Here are the lyrics to Rovics' song, Good Kurds, Bad Kurds:
Saddam Hussein gassed the Kurdish people
Killed thousands in a single day
And twelve long years later
Uncle Sam said 'You can't treat your Kurds this way
And furthermore all Kurds are freedom fighters
Who resist this Iraqi tyranny
And Uncle Sam will give them guns and maybe sometimes ammunition
So the brave Kurds can fight until they're free'
Meanwhile in southeastern Turkey
The Turkish Army had a unique plan
We'll go in and burn down 3,000 villages
Get rid of what they call Kurdistan
Well some of these pesky Kurds decided
That they would rather fight instead of die
So Uncle Sam said, 'You are terrorists
Because Turkey is our ally'
Geopolitics is confusing
In fact, it can be quite absurd
Especially if you value your freedom
You live in Turkey and you are a Kurd
Yes, when Iraqi Kurds are massacred
We say this is genocide
OK, we armed the Army through the 80s
But now we proudly take the Kurdish side
But in Turkey it's an internal matter
And for us to get involved would be wrong
So we'll sell some tanks and 'copters to Ankara
And hope these poor folks can get along
Yes, geopolitics is confusing
And you can't take the Yankies at their word
At least that's distinctly how it looks
If you live in Turkey and you're a Kurd
So when they talk about American interests
And it sometimes seems that they're not yours
Going all over the world
Bombing countries and starting up wars
You'd better leave it to the experts
Go on back to your playstations
'Cause our foreign policy only makes sense
To CEO's of multinational corporations
'Cause geopolitics is confusing
And if you feel like you're not being heard
Just imagine how much worse it could be
If you lived in Turkey and you were a Kurd
Now I referred above to the 'terrorism experts' at the Australian, and you'll note that my scepticism was indicated by my use of inverted commas. But why, you're probably asking, apart from the fact that the Australian is to news what Eddie Obeid is to serving the community, am I picking on the paper?
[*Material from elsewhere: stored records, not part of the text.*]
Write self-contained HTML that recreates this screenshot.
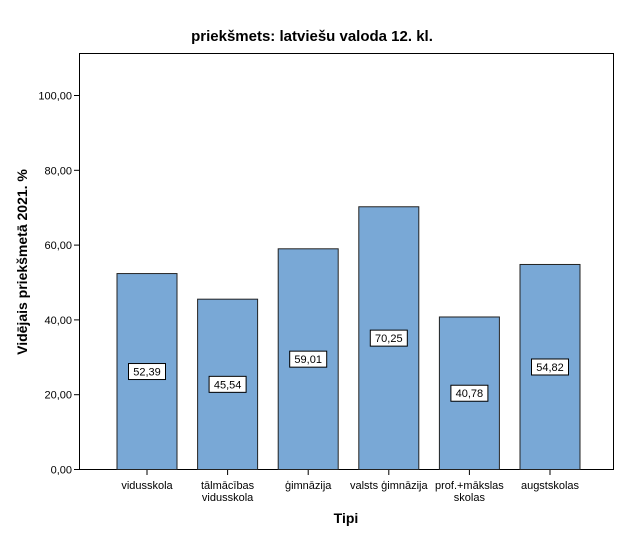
<!DOCTYPE html>
<html><head><meta charset="utf-8"><style>
body{margin:0;background:#fff;font-family:"Liberation Sans",Arial,sans-serif}
</style></head><body>
<svg id="c" width="625" height="540" xmlns="http://www.w3.org/2000/svg">
<text x="312" y="41" text-anchor="middle" font-size="15" font-weight="bold">priekšmets: latviešu valoda 12. kl.</text>
<rect x="79.5" y="53.5" width="534" height="416" fill="#fff" stroke="#000"/>
<g id="yax"></g><g id="bars"></g><g id="xax"></g>
<text x="346" y="523" text-anchor="middle" font-size="14" font-weight="bold">Tipi</text>
<text transform="translate(27,262) rotate(-90)" text-anchor="middle" font-size="14" font-weight="bold">Vidējais priekšmetā 2021. %</text>
</svg>
<script>
const categories=[["vidusskola"],["tālmācības","vidusskola"],["ģimnāzija"],["valsts ģimnāzija"],["prof.+mākslas","skolas"],["augstskolas"]];
const values=[52.39,45.54,59.01,70.25,40.78,54.82];
const labels=["52,39","45,54","59,01","70,25","40,78","54,82"];
const yTicks=[0,20,40,60,80,100];
const yTickLabels=["0,00","20,00","40,00","60,00","80,00","100,00"];
const NS="http://www.w3.org/2000/svg";
const y=v=>469.5-v*3.74;
const x=i=>147+i*80.6;
function mk(t,a,p){const e=document.createElementNS(NS,t);for(const k in a)e.setAttribute(k,a[k]);document.getElementById(p).appendChild(e);return e;}
yTicks.forEach((t,i)=>{
 const l=mk('line',{x1:74,x2:79.5,y1:y(t),y2:y(t),stroke:'#000'},'yax');
 
 
 const tx=mk('text',{x:72,y:y(t)+4,'text-anchor':'end','font-size':11},'yax');tx.textContent=yTickLabels[i];
 
 
});
values.forEach((v,i)=>{
 const r=mk('rect',{x:x(i)-30,y:y(v),width:60,height:469.5-y(v),fill:'#79a8d6',stroke:'#222','stroke-width':1},'bars');
 
 
 const my=(y(v)+469.5)/2;
 const b=mk('rect',{x:x(i)-18.5,y:my-8,width:37,height:16,fill:'#fff',stroke:'#000'},'bars');
 
 
 const t=mk('text',{x:x(i),y:my+4,'text-anchor':'middle','font-size':11},'bars');t.textContent=labels[i];
 
 
 const tk=mk('line',{x1:x(i),x2:x(i),y1:470,y2:475,stroke:'#000'},'xax');
 
 
 categories[i].forEach((s,j)=>{
  const c=mk('text',{x:x(i),y:489+j*12,'text-anchor':'middle','font-size':11},'xax');c.textContent=s;
  
  
 });
});
</script>
</body></html>
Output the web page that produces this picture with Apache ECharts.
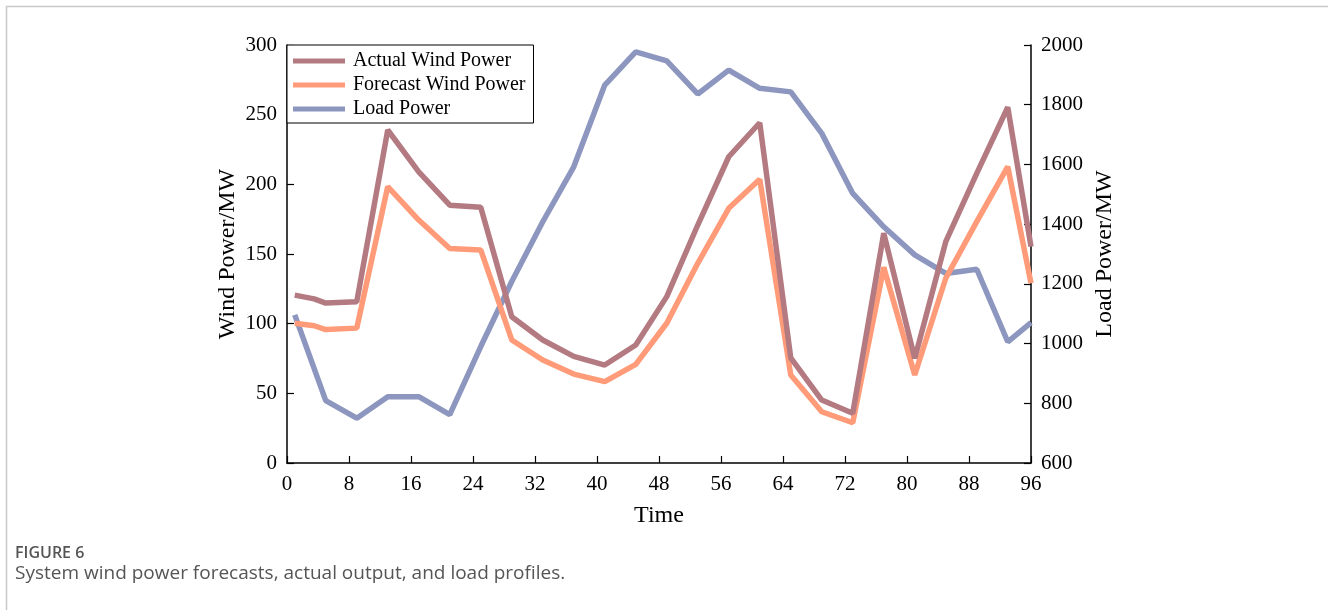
<!DOCTYPE html>
<html>
<head>
<meta charset="utf-8">
<script src="https://cdn.jsdelivr.net/npm/echarts@6/dist/echarts.min.js"></script>
<style>
html,body{margin:0;padding:0;background:#fff;}
#c{width:1328px;height:610px;}
</style>
</head>
<body>
<div id="c"></div>
<script>
var windX = [1, 3.5, 5, 9, 13, 17, 21, 25, 29, 33, 37, 41, 45, 49, 53, 57, 61, 65, 69, 73, 77, 81, 85, 89, 93, 96];
var actualWind = [120.5, 117.8, 114.8, 115.8, 239, 209, 185, 183.5, 105, 88.3, 76.5, 70.3, 84.7, 119.4, 170.8, 219.8, 244.2, 75.5, 45.2, 35.7, 164.9, 75.1, 158.8, 207.9, 255.3, 155.3];
var forecastWind = [100.3, 98.5, 95.8, 96.8, 198.3, 174.4, 154, 152.9, 88.3, 73.9, 63.8, 58.4, 70.8, 100.3, 143.3, 182.8, 203.6, 63.2, 36.8, 28.9, 140.4, 63.2, 132.6, 173.2, 212.7, 129];
var loadX = [1, 5, 9, 13, 17, 21, 25, 29, 33, 37, 41, 45, 49, 53, 57, 61, 65, 69, 73, 77, 81, 85, 89, 93, 96];
var loadPower = [1096, 809, 750, 822, 822, 762, 990, 1208, 1408, 1592, 1866, 1977, 1947, 1836, 1916, 1855, 1843, 1704, 1503, 1391, 1297, 1235, 1249, 1006, 1070];
var seriesNames = ['Actual Wind Power', 'Forecast Wind Power', 'Load Power'];
var colors = ['#B47A82', '#FF9B78', '#8C96BE'];

function pairs(xs, ys){ return xs.map(function(x,i){ return [x, ys[i]]; }); }

var serif = '"Liberation Serif", "Times New Roman", serif';
var chart = echarts.init(document.getElementById('c'), null, {renderer:'canvas'});
var axisCommon = {
  axisLine:{show:true, lineStyle:{color:'#000', width:1.5}},
  axisTick:{show:true, inside:true, length:7, lineStyle:{color:'#000', width:1.2}},
  axisLabel:{color:'#000', fontFamily:serif, fontSize:21, margin:10, formatter:function(v){return String(v);}},
  splitLine:{show:false},
  nameMoveOverlap:false,
  nameTextStyle:{color:'#000', fontFamily:serif, fontSize:24}
};
chart.setOption({
  animation:false,
  backgroundColor:'#fff',
  grid:{left:287, right:297, top:45, bottom:147, containLabel:false},
  legend:{
    data: seriesNames,
    orient:'vertical',
    left:287, top:45,
    padding:[6, 8, 4, 6],
    itemGap:4,
    itemWidth:52, itemHeight:5,
    icon:'rect',
    borderColor:'#000', borderWidth:1,
    backgroundColor:'#fff',
    textStyle:{color:'#000', fontFamily:serif, fontSize:20, lineHeight:20, padding:[0,0,0,3]}
  },
  xAxis:Object.assign({}, axisCommon, {
    type:'value', min:0, max:96, interval:8,
    name:'Time', nameLocation:'middle', nameGap:41,
    axisLabel:Object.assign({}, axisCommon.axisLabel, {margin:11})
  }),
  yAxis:[
    Object.assign({}, axisCommon, {
      type:'value', min:0, max:300, interval:50, position:'left',
      name:'Wind Power/MW', nameLocation:'middle', nameGap:47
    }),
    Object.assign({}, axisCommon, {
      type:'value', min:600, max:2000, interval:200, position:'right',
      name:'Load Power/MW', nameLocation:'middle', nameGap:62
    })
  ],
  series:[
    {name:seriesNames[0], type:'line', yAxisIndex:0, data:pairs(windX, actualWind), showSymbol:false, symbol:'none', lineStyle:{width:5.5, color:colors[0]}, itemStyle:{color:colors[0]}, z:3},
    {name:seriesNames[1], type:'line', yAxisIndex:0, data:pairs(windX, forecastWind), showSymbol:false, symbol:'none', lineStyle:{width:5.5, color:colors[1]}, itemStyle:{color:colors[1]}, z:2},
    {name:seriesNames[2], type:'line', yAxisIndex:1, data:pairs(loadX, loadPower), showSymbol:false, symbol:'none', lineStyle:{width:5.5, color:colors[2]}, itemStyle:{color:colors[2]}, z:1}
  ],
  graphic:[
    {type:'rect', left:4, top:4, shape:{width:1323, height:700}, style:{fill:'none', stroke:'#c8c8c8', lineWidth:1.5}, silent:true},
    {type:'text', left:15, top:545, style:{text:'FIGURE 6', fill:'#555', font:'600 16px "Open Sans", "Noto Sans", sans-serif'}},
    {type:'text', left:15, top:564, style:{text:'System wind power forecasts, actual output, and load profiles.', fill:'#555', font:'19px "Open Sans", "Noto Sans", sans-serif'}}
  ]
});
</script>
</body>
</html>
Well, you see, in the same issue of the paper, there's a book review by Ross Fitzgerald of Robert M.Utley's biography of Geronimo. In it, Fitzgerald notes of the famous Apache warrior:
"[B]esides stealing stock and other forms of plunder, Geronimo's raids on Mexicans and white Americans often involved butchering large numbers of people. Indeed, 30 years of such systematic and barbaric slaughter of men, women and children, often involving torture and mutilation, Utley cogently argues, form a major characteristic of Geronimo's complicated persona."
And then, in his final sentence, Fitzgerald writes: "The fascination with this man who became a symbol of Native American resistance, and of a conquered culture, remains."
Seems that, for the Australian, as long as you're some long dead native warrior resisting the implacable onslaught of a rampaging colonial-settler state, then you're a freedom fighter. If however, you're a contemporary native warrior resisting the implacable onslaught of a client of history's most powerful settler-colonial state, especially in the Middle East, then sorry, your just a bloody terrorist and that's that!
Would someone - anyone - at the Australian please clear this one up for me?